Mahmoud Ahmadinejad ran in last years presidential election in Iran as a populist. His pledge to redistribute proceeds from Iran's oil revenues to poor citizens resounded with voters, and Ahmadinejad beat out better-known rivals to win the election. But, questions have arisen about the Ahmadinejad government's economic policies.

For 62 years, Abol Fazl has minded a small spice stall at Tehran's teeming central bazaar. Using an ancient Russian-made scale, he weighs out heaps of ruby-red dried pomegranate seeds and small packages of precious saffron.

Life has gotten better under President Ahmadinejad, he says. He has kept his promises.

But the promises that President Ahmadinejad is trying to keep are taking Iran down a controversial economic path, one that worries many experts and businessmen here.

Mohammad Atrianfar, editor of the reformist newspaper Shargh and an associate of former President Ali Akbar Hashemi Rafsanjani, says prices have risen from one year ago. He says the governments policies are a disaster that will only raise inflation more.

The cornerstone of President Ahmadinejad's populist economic policy is to directly redistribute Iran's oil wealth to the poor. Iran's economy is almost entirely dependent on oil, and oil prices have risen dramatically.
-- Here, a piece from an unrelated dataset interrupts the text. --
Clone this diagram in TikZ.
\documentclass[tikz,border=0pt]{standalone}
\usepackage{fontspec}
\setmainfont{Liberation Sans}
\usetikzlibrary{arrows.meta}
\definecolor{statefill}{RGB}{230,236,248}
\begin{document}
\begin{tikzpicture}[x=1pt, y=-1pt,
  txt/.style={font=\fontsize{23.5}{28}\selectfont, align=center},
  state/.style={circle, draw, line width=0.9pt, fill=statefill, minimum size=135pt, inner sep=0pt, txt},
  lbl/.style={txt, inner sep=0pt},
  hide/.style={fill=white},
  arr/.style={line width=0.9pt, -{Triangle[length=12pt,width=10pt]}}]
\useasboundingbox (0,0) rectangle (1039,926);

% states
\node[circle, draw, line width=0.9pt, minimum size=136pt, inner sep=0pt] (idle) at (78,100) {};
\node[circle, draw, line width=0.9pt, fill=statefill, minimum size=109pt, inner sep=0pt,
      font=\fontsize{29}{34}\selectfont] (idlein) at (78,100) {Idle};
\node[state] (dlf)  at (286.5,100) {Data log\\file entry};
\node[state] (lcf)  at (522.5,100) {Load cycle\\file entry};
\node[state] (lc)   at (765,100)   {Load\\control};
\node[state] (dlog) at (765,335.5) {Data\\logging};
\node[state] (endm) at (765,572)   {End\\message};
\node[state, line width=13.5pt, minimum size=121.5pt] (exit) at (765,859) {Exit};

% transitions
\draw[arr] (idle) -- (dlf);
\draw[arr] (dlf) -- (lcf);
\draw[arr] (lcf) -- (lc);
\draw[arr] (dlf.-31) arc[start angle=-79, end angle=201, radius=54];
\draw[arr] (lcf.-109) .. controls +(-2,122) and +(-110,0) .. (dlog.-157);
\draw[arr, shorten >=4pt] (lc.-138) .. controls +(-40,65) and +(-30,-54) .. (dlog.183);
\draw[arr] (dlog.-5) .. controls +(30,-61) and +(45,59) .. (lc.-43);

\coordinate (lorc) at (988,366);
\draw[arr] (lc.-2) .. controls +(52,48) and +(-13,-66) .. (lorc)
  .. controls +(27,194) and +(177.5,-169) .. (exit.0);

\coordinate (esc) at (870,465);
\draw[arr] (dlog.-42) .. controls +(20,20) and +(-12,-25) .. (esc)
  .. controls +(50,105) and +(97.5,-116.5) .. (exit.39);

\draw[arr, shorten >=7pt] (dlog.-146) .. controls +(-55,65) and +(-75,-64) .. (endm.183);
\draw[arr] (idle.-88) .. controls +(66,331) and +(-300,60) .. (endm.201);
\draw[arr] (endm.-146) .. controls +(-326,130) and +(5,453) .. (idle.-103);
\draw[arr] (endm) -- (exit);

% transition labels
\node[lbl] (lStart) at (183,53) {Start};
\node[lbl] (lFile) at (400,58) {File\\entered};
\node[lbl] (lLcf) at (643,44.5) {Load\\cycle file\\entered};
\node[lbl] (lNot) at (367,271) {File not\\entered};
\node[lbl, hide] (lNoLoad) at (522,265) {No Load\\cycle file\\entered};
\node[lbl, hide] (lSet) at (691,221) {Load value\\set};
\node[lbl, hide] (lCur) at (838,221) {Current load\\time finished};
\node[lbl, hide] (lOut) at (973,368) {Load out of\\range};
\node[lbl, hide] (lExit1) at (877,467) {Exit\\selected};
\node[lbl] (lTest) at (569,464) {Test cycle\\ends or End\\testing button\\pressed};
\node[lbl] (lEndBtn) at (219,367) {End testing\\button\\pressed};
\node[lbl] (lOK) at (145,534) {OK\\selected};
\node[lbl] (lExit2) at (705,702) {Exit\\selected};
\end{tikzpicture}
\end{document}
To carry out his pledges, he has been dipping into the Oil Stabilization Fund, which is supposed to be used for emergencies, to pay for his economic populism. Government spending has increased by 25 percent.

But inflation is running as high as 15 percent by some independent accounts, although the government claims it has brought it down to around 10 percent. Recently a group of prominent Iranian economists issued a public letter warning that the Ahmadinejad policies portend disaster for Iran.
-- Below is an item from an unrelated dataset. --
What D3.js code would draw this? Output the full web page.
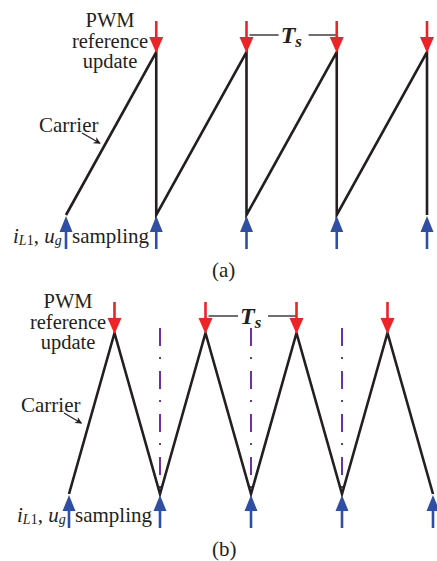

A gold dealer in the bazaar, Ali Reza Jawaharian, wonders why taxes have gone up if Iran is taking in more oil revenue.

"The tax rate goes up year by year, and the government, in my opinion, can help people and reduce the tax rate because when the business does not work, why should the people pay these taxes," he said.

Many people seem not to hold President Ahmadinejad personally responsible for the inflation and high prices, seeking to blame bureaucrats or previous administrations. A clothing seller in the bazaar, Mahmood Abdulahi, says the president should shoulder only 40 percent of the responsibility.

People are also worried about the possibility of economic sanctions against Iran over the nuclear issue. Gold dealers in the bazaar say they have many customers who are converting assets into gold as a hedge against further economic upheaval.